In Iowa this weekend, Dick Gephardt, who wrote the House resolution authorizing force against Saddam Hussein, accused Bush of trying to pass the buck by saying he just used the intelligence given to him.

"Here's the president of the United States saying 'Wasn't my fault, it's somebody else's fault. It's [CIA Director] George Tenet's fault, it's the CIA's fault.' Well, you know we had a president from Missouri called Harry Truman, and he had a sign on his desk that says, 'The buck stops here.' I think Bush needs to get that sign back on his desk," Gephardt said.

The administration counters that while intelligence that appeared in his January address to the nation was flawed, it does not mean Iraq was not trying to obtain banned weapons material.

On Monday, Bush defended the intelligence he receives.

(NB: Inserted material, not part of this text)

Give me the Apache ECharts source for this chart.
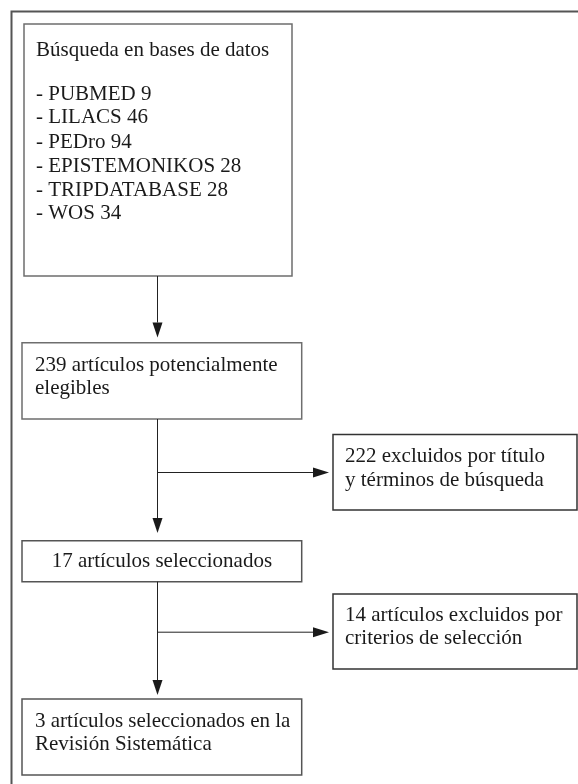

"I think the intelligence I get is darn good intelligence. And the speeches I have given were backed by good intelligence," Bush said during a press conference with U.N. Secretary-General Kofi Annan. "And I am absolutely convinced today, like I was convinced when I gave the speeches, that Saddam Hussein developed a program of weapons of mass destruction and that our country made the right decision."

Democrats see the weapons of mass destruction controversy as a way to attack the president's credibility and integrity — two of Bush's most cherished political assets — at a time when public opinion polls show his popularity slightly slipping on everything from national security to the economy.

"The problem is not just the wrong direction in which George Bush has led us, it's that he has misled us time and time again," Massachusetts Sen. John Kerry, another Democratic candidate, told La Raza on Sunday.